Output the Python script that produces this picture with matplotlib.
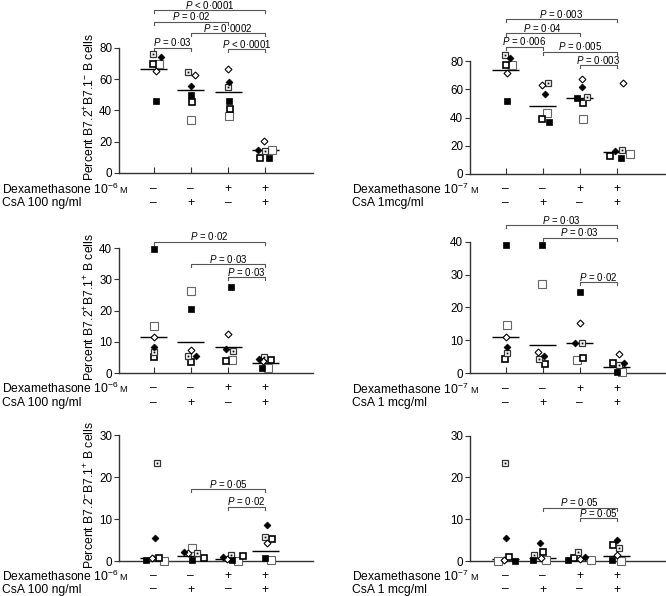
import matplotlib
matplotlib.use('Agg')
import matplotlib.pyplot as plt
import matplotlib.transforms as mtransforms
import numpy as np

plt.rcParams['font.family'] = ['Liberation Sans', 'DejaVu Sans']
plt.rcParams['mathtext.fontset'] = 'custom'
plt.rcParams['mathtext.rm'] = 'Liberation Sans'
plt.rcParams['mathtext.it'] = 'Liberation Sans:italic'
plt.rcParams['mathtext.default'] = 'regular'

W, H = 666, 596

# ---------------- data ----------------
dex_signs = ['–', '–', '+', '+']
csa_signs = ['–', '+', '–', '+']

# Panel A: B7.2+B7.1- , Dex 1e-6 M, CsA 100 ng/ml
a_fsq = [46, 50, 46, 9.5]
a_osq = [70, 34, 36.5, 15]
a_ssq = [70, 45.5, 41, 9.5]
a_dsq = [76, 64.5, 55, 14]
a_odia = [65, 62.5, 66.5, 20.7]
a_fdia = [74.5, 55.5, 58.5, 15]
a_mean = [66.8, 53.1, 51.8, 14.7]
a_p = [(0, 3, 104.0, '< 0·0001'), (0, 2, 96.8, '= 0·02'),
       (1, 3, 89.4, '= 0·0002'), (0, 1, 80.3, '= 0·03'),
       (2, 3, 79.4, '< 0·0001')]

# Panel B: B7.2+B7.1- , Dex 1e-7 M, CsA 1 mcg/ml
b_fsq = [51.7, 37, 54, 11.1]
b_osq = [77.2, 43, 39, 13.9]
b_ssq = [77.2, 38.9, 50.5, 12.7]
b_dsq = [84.2, 64.2, 54.3, 17]
b_odia = [71.3, 63, 67, 64.6]
b_fdia = [81.9, 56.4, 61.4, 16.3]
b_mean = [73.6, 48.1, 54, 15.8]
b_p = [(0, 3, 109.5, '= 0·003'), (0, 2, 99.6, '= 0·04'),
       (0, 1, 90.1, '= 0·006'), (1, 3, 86.6, '= 0·005'),
       (2, 3, 77.2, '= 0·003')]

# Panel C: B7.2+B7.1+
c_fsq = [39.7, 20.5, 27.6, 1.7]
c_osq = [15, 26.3, 4.2, 1.7]
c_ssq = [5, 3.6, 3.9, 4.2]
c_dsq = [6.6, 5.6, 7, 5.2]
c_odia = [11.4, 7.4, 12.4, 3.8]
c_fdia = [8.4, 5.6, 7.8, 4.5]
c_mean = [11.6, 9.8, 8.3, 3.1]
c_p = [(0, 3, 42.0, '= 0·02'), (1, 3, 34.8, '= 0·03'),
       (2, 3, 30.6, '= 0·03')]

# Panel D
d_fsq = [39.1, 39.1, 24.8, 0.5]
d_osq = [14.7, 27.2, 4.1, 0.3]
d_ssq = [4.3, 2.8, 4.7, 3.2]
d_dsq = [6.2, 4.2, 9.1, 2.4]
d_odia = [11.1, 6.5, 15.2, 5.8]
d_fdia = [8.0, 5.3, 9.1, 3.2]
d_mean = [10.9, 8.75, 9.25, 2.0]
d_p = [(0, 3, 45.1, '= 0·03'), (1, 3, 41.2, '= 0·03'),
       (2, 3, 27.7, '= 0·02')]

# Panel E: B7.2-B7.1+
e_fsq = [0.2, 0.2, 0.2, 0.8]
e_osq = [0, 3.0, 0, 0.2]
e_ssq = [0.8, 0.8, 1.2, 5.2]
e_dsq = [23.3, 1.8, 1.4, 5.6]
e_odia = [0.6, 1.8, 0.5, 4.2]
e_fdia = [5.4, 2.2, 0.9, 8.6]
e_mean = [0.8, 1.3, 0.4, 2.5]
e_p = [(1, 3, 17.1, '= 0·05'), (2, 3, 12.9, '= 0·02')]

# Panel F
f_fsq = [0, 0.2, 0.2, 0.2]
f_osq = [0, 0.2, 0.2, 0]
f_ssq = [0.9, 2.2, 0.8, 3.8]
f_dsq = [23.5, 1.4, 2.2, 3.0]
f_odia = [0.2, 0.6, 0.4, 1.4]
f_fdia = [5.6, 4.2, 0.9, 5.0]
f_mean = [0.4, 0.6, 0.5, 1.3]
f_p = [(1, 3, 12.8, '= 0·05'), (2, 3, 10.2, '= 0·05')]

# ---------------- layout / style (pixels) ----------------
# horizontal jitter of each marker type, pixels, per group
jit = {
    'A': dict(fsq=[2, 0, 1, 4], osq=[5, 0, 1, 7], ssq=[-1, 1, 2, -5], dsq=[-1, -3, 0, 0], odia=[2, 4, 0, -1], fdia=[7, 0, 1, -7]),
    'B': dict(fsq=[1, 6.5, -3, 4], osq=[6, 4, 3, 13], ssq=[0, -1, 3, -7], dsq=[-1, 5, 7, 5], odia=[1, -1, 2, 6], fdia=[4, 2, 2, -2]),
    'C': dict(fsq=[0, 0, 3, -3], osq=[0, 0, 4, 3], ssq=[0, 0, -2, 6], dsq=[0, -3, 5, -1], odia=[0, 0, 0, -2], fdia=[0, 5, -2, -6]),
    'D': dict(fsq=[0, -1, 0, 0], osq=[1, -1, -3, 5], ssq=[-1, 2, 3, -4], dsq=[1, -4, 2, 2], odia=[0, -5, 0, 2], fdia=[1, 1, -5, 7]),
    'E': dict(fsq=[-8, 1, 4, 0], osq=[10, 1, 10, 6], ssq=[5, 13, 15, 7], dsq=[3, 6, 3, 0], odia=[-2, -3, -1, 2], fdia=[1, -7, -5, 2]),
    'F': dict(fsq=[9, -10, -12, -5], osq=[-8, 3, 11, 4], ssq=[3, 0, -6, -4], dsq=[-1, -9, -2, 2], odia=[-2, -2, 0, 0], fdia=[0, -3, 5, 0]),
}

panels = [
    ('A', dict(fsq=a_fsq, osq=a_osq, ssq=a_ssq, dsq=a_dsq, odia=a_odia, fdia=a_fdia), a_mean, a_p,
     119, 313, 173, 48, 80, [0, 20, 40, 60, 80], 153.5, 37.3,
     'Percent B7.2$^{+}$B7.1$^{-}$ B cells', '10$^{-6}$', 'CsA 100 ng/ml', (189, 203.5)),
    ('B', dict(fsq=b_fsq, osq=b_osq, ssq=b_ssq, dsq=b_dsq, odia=b_odia, fdia=b_fdia), b_mean, b_p,
     470, 666, 174, 61, 80, [0, 20, 40, 60, 80], 505.5, 37.1,
     None, '10$^{-7}$', 'CsA 1mcg/ml', (189, 203.5)),
    ('C', dict(fsq=c_fsq, osq=c_osq, ssq=c_ssq, dsq=c_dsq, odia=c_odia, fdia=c_fdia), c_mean, c_p,
     119, 313, 373, 248, 40, [0, 10, 20, 30, 40], 153.5, 37.3,
     'Percent B7.2$^{+}$B7.1$^{+}$ B cells', '10$^{-6}$', 'CsA 100 ng/ml', (388.5, 403.3)),
    ('D', dict(fsq=d_fsq, osq=d_osq, ssq=d_ssq, dsq=d_dsq, odia=d_odia, fdia=d_fdia), d_mean, d_p,
     470, 666, 373.3, 241.7, 40, [0, 10, 20, 30, 40], 505.5, 37.1,
     None, '10$^{-7}$', 'CsA 1 mcg/ml', (389, 403.3)),
    ('E', dict(fsq=e_fsq, osq=e_osq, ssq=e_ssq, dsq=e_dsq, odia=e_odia, fdia=e_fdia), e_mean, e_p,
     119, 313, 561, 435, 30, [0, 10, 20, 30], 153.5, 37.3,
     'Percent B7.2$^{-}$B7.1$^{+}$ B cells', '10$^{-6}$', 'CsA 100 ng/ml', (576, 589.5)),
    ('F', dict(fsq=f_fsq, osq=f_osq, ssq=f_ssq, dsq=f_dsq, odia=f_odia, fdia=f_fdia), f_mean, f_p,
     470, 666, 561, 435.7, 30, [0, 10, 20, 30], 505.5, 37.1,
     None, '10$^{-7}$', 'CsA 1 mcg/ml', (576, 589.5)),
]

styles = {
    'osq': dict(marker='s', ms=5.4, mfc='white', mec='#666666', mew=0.8),
    'fsq': dict(marker='s', ms=5.0, mfc='black', mec='black', mew=0.5),
    'ssq': dict(marker='s', ms=3.8, mfc='white', mec='black', mew=1.2),
    'dsq': dict(marker='s', ms=4.8, mfc='white', mec='#333333', mew=0.9),
    'odia': dict(marker='D', ms=3.5, mfc='white', mec='black', mew=0.8),
    'fdia': dict(marker='D', ms=3.5, mfc='black', mec='black', mew=0.5),
}

fig = plt.figure(figsize=(W / 100, H / 100), dpi=100)
fig.patch.set_facecolor('white')

ROW_FS = 8.7
for (key, data, means, pvals, left, right, y0px, ytpx, ytv, yticks, t0, sp,
     ylabel, dexlab, csalab, rowy) in panels:
    ax = fig.add_axes([left / W, 1 - y0px / H, (right - left) / W, (y0px - ytpx) / H])
    ax.set_xlim((left - t0) / sp, (right - t0) / sp)
    ax.set_ylim(0, ytv)
    for s in ['top', 'right']:
        ax.spines[s].set_visible(False)
    for s in ['left', 'bottom']:
        ax.spines[s].set_color('#333333')
        ax.spines[s].set_linewidth(1.0)
    ax.set_yticks(yticks)
    ax.set_yticklabels([str(t) for t in yticks], fontsize=8.4)
    ax.tick_params(axis='y', direction='out', length=3.5, width=0.8, pad=1.5, colors='#333333',
                   labelcolor='black')
    groups = np.arange(4)
    ax.set_xticks(groups)
    ax.set_xticklabels([])
    ax.tick_params(axis='x', direction='in', length=4, width=0.8, colors='#333333')
    ax.patch.set_alpha(0)

    # markers
    for mk in ['osq', 'ssq', 'dsq', 'fsq', 'odia', 'fdia']:
        xs = groups + np.array(jit[key][mk]) / sp
        ax.plot(xs, data[mk], ls='none', clip_on=False, zorder=4, **styles[mk])
        if mk == 'dsq':
            ax.plot(xs, data[mk], ls='none', marker='s', ms=1.3, mfc='black', mec='black',
                    mew=0, clip_on=False, zorder=5)
    # mean lines
    ax.hlines(means, groups - 0.36, groups + 0.36, colors='black', lw=1.0, zorder=3, clip_on=False)

    # significance brackets
    tick_h = 3 * ytv / (y0px - ytpx)  # 3 px in data units
    txt_off = mtransforms.offset_copy(ax.transData, fig=fig, x=0, y=1.0, units='points')
    for (i, j, yv, lab) in pvals:
        ax.plot([i, i, j, j], [yv - tick_h, yv, yv, yv - tick_h], color='#555555', lw=0.8,
                clip_on=False)
        ax.text((i + j) / 2, yv, r'$\mathit{P}$ ' + lab, ha='center', va='baseline', fontsize=7.0,
                transform=txt_off, clip_on=False)

    if ylabel:
        fig.text(90 / W, 1 - ((ytpx + y0px) / 2 - 3) / H, ylabel, rotation=90, ha='center',
                 va='center', fontsize=8.8)

    # treatment rows
    lx = 2 if left < 333 else 352
    dy, cy = rowy
    blend_d = mtransforms.blended_transform_factory(ax.transData, fig.transFigure)
    fig.text(lx / W, 1 - dy / H, 'Dexamethasone ' + dexlab, ha='left', va='center', fontsize=ROW_FS)
    mx = 119 if left < 333 else 470
    fig.text(mx / W, 1 - (dy + 1.5) / H, 'M', ha='left', va='center', fontsize=6.6)
    fig.text(lx / W, 1 - cy / H, csalab, ha='left', va='center', fontsize=ROW_FS)
    for g in groups:
        ax.text(g, 1 - dy / H, dex_signs[g], transform=blend_d, ha='center', va='center',
                fontsize=ROW_FS)
        ax.text(g, 1 - cy / H, csa_signs[g], transform=blend_d, ha='center', va='center',
                fontsize=ROW_FS)

fig.savefig('out.png', dpi=100, facecolor='white')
::::::
[Objective] From the first line of the material down to the line containing "csa_signs = ['–', '+', '–', '+']", inclusive, return each line exactly, skipping any picture.

[Result of the task]
Output the Python script that produces this picture with matplotlib.
import matplotlib
matplotlib.use('Agg')
import matplotlib.pyplot as plt
import matplotlib.transforms as mtransforms
import numpy as np

plt.rcParams['font.family'] = ['Liberation Sans', 'DejaVu Sans']
plt.rcParams['mathtext.fontset'] = 'custom'
plt.rcParams['mathtext.rm'] = 'Liberation Sans'
plt.rcParams['mathtext.it'] = 'Liberation Sans:italic'
plt.rcParams['mathtext.default'] = 'regular'

W, H = 666, 596

# ---------------- data ----------------
dex_signs = ['–', '–', '+', '+']
csa_signs = ['–', '+', '–', '+']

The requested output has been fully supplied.